## BEGIN DATASET SECTION
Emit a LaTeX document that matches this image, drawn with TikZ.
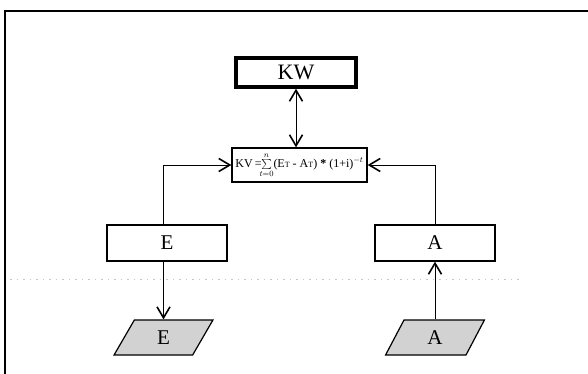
\documentclass[tikz,border=0pt]{standalone}
\usepackage{fontspec}
\setmainfont{Liberation Serif}
\usetikzlibrary{arrows.meta,shapes.geometric}
\tikzset{
  box/.style={draw, line width=1.3pt, minimum width=120pt, minimum height=36pt, inner sep=0pt, font=\fontsize{21}{21}\selectfont},
  kwbox/.style={draw, line width=3.4pt, minimum width=120pt, minimum height=29pt, inner sep=0pt, font=\fontsize{22}{22}\selectfont},
  fbox/.style={draw, line width=1.3pt, minimum width=135pt, minimum height=34pt, inner sep=0pt, font=\fontsize{12}{13}\selectfont},
  datapar/.style={draw, line width=1.2pt, fill=gray!35, trapezium, trapezium left angle=72, trapezium right angle=108, trapezium stretches=true, minimum width=99pt, minimum height=35pt, inner sep=0pt, font=\fontsize{21}{21}\selectfont},
  conn/.style={line width=0.9pt},
  barb/.tip={Straight Barb[length=11pt,width=13pt,line width=1.6pt]},
  tip/.style={-barb},
  frameline/.style={line width=1.8pt}
}
\begin{document}
\begin{tikzpicture}[x=1pt,y=-1pt]
\useasboundingbox (0,0) rectangle (588,374);
% frame
\coordinate (fr1) at (588,11);
\coordinate (fr2) at (5,11);
\coordinate (fr3) at (5,374);
\draw[frameline] (fr1) -- (fr2) -- (fr3);
% faint scan line
\coordinate (d1) at (10,279);
\coordinate (d2) at (520,279);
\draw[gray!45, line width=0.6pt, dash pattern=on 1.5pt off 5pt] (d1) -- (d2);
% nodes
\node[kwbox] (KW) at (296,72.5) {KW};
\node[fbox] (F) at (299.5,165) {KV\,=\!$\sum\limits_{t=0}^{n}$(E{\fontsize{8}{8}\selectfont T} - A{\fontsize{8}{8}\selectfont T})\ \textbf{*}\ (1+i)$^{-t}$};
\node[box] (E) at (167,243) {E};
\node[box] (A) at (435,243) {A};
\node[datapar] (Ep) at (163.5,337.5) {E};
\node[datapar] (Ap) at (435,337.5) {A};
% connectors
\draw[conn,barb-barb] (KW.south) -- (F.north -| KW.south);
\draw[conn,tip] (E.north -| Ep.north) |- (F.west);
\draw[conn,tip] (A.north -| Ap.north) |- (F.east);
\draw[conn,tip] (E.south -| Ep.north) -- (Ep.north);
\draw[conn,tip] (Ap.north) -- (A.south -| Ap.north);
\end{tikzpicture}
\end{document}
## END DATASET SECTION
EXERCISE OBJECTIVE
Word for word, quote the full listing, omitting every picture.

ANSWER TO THE TASK
Emit a LaTeX document that matches this image, drawn with TikZ.
\documentclass[tikz,border=0pt]{standalone}
\usepackage{fontspec}
\setmainfont{Liberation Serif}
\usetikzlibrary{arrows.meta,shapes.geometric}
\tikzset{
  box/.style={draw, line width=1.3pt, minimum width=120pt, minimum height=36pt, inner sep=0pt, font=\fontsize{21}{21}\selectfont},
  kwbox/.style={draw, line width=3.4pt, minimum width=120pt, minimum height=29pt, inner sep=0pt, font=\fontsize{22}{22}\selectfont},
  fbox/.style={draw, line width=1.3pt, minimum width=135pt, minimum height=34pt, inner sep=0pt, font=\fontsize{12}{13}\selectfont},
  datapar/.style={draw, line width=1.2pt, fill=gray!35, trapezium, trapezium left angle=72, trapezium right angle=108, trapezium stretches=true, minimum width=99pt, minimum height=35pt, inner sep=0pt, font=\fontsize{21}{21}\selectfont},
  conn/.style={line width=0.9pt},
  barb/.tip={Straight Barb[length=11pt,width=13pt,line width=1.6pt]},
  tip/.style={-barb},
  frameline/.style={line width=1.8pt}
}
\begin{document}
\begin{tikzpicture}[x=1pt,y=-1pt]
\useasboundingbox (0,0) rectangle (588,374);
% frame
\coordinate (fr1) at (588,11);
\coordinate (fr2) at (5,11);
\coordinate (fr3) at (5,374);
\draw[frameline] (fr1) -- (fr2) -- (fr3);
% faint scan line
\coordinate (d1) at (10,279);
\coordinate (d2) at (520,279);
\draw[gray!45, line width=0.6pt, dash pattern=on 1.5pt off 5pt] (d1) -- (d2);
% nodes
\node[kwbox] (KW) at (296,72.5) {KW};
\node[fbox] (F) at (299.5,165) {KV\,=\!$\sum\limits_{t=0}^{n}$(E{\fontsize{8}{8}\selectfont T} - A{\fontsize{8}{8}\selectfont T})\ \textbf{*}\ (1+i)$^{-t}$};
\node[box] (E) at (167,243) {E};
\node[box] (A) at (435,243) {A};
\node[datapar] (Ep) at (163.5,337.5) {E};
\node[datapar] (Ap) at (435,337.5) {A};
% connectors
\draw[conn,barb-barb] (KW.south) -- (F.north -| KW.south);
\draw[conn,tip] (E.north -| Ep.north) |- (F.west);
\draw[conn,tip] (A.north -| Ap.north) |- (F.east);
\draw[conn,tip] (E.south -| Ep.north) -- (Ep.north);
\draw[conn,tip] (Ap.north) -- (A.south -| Ap.north);
\end{tikzpicture}
\end{document}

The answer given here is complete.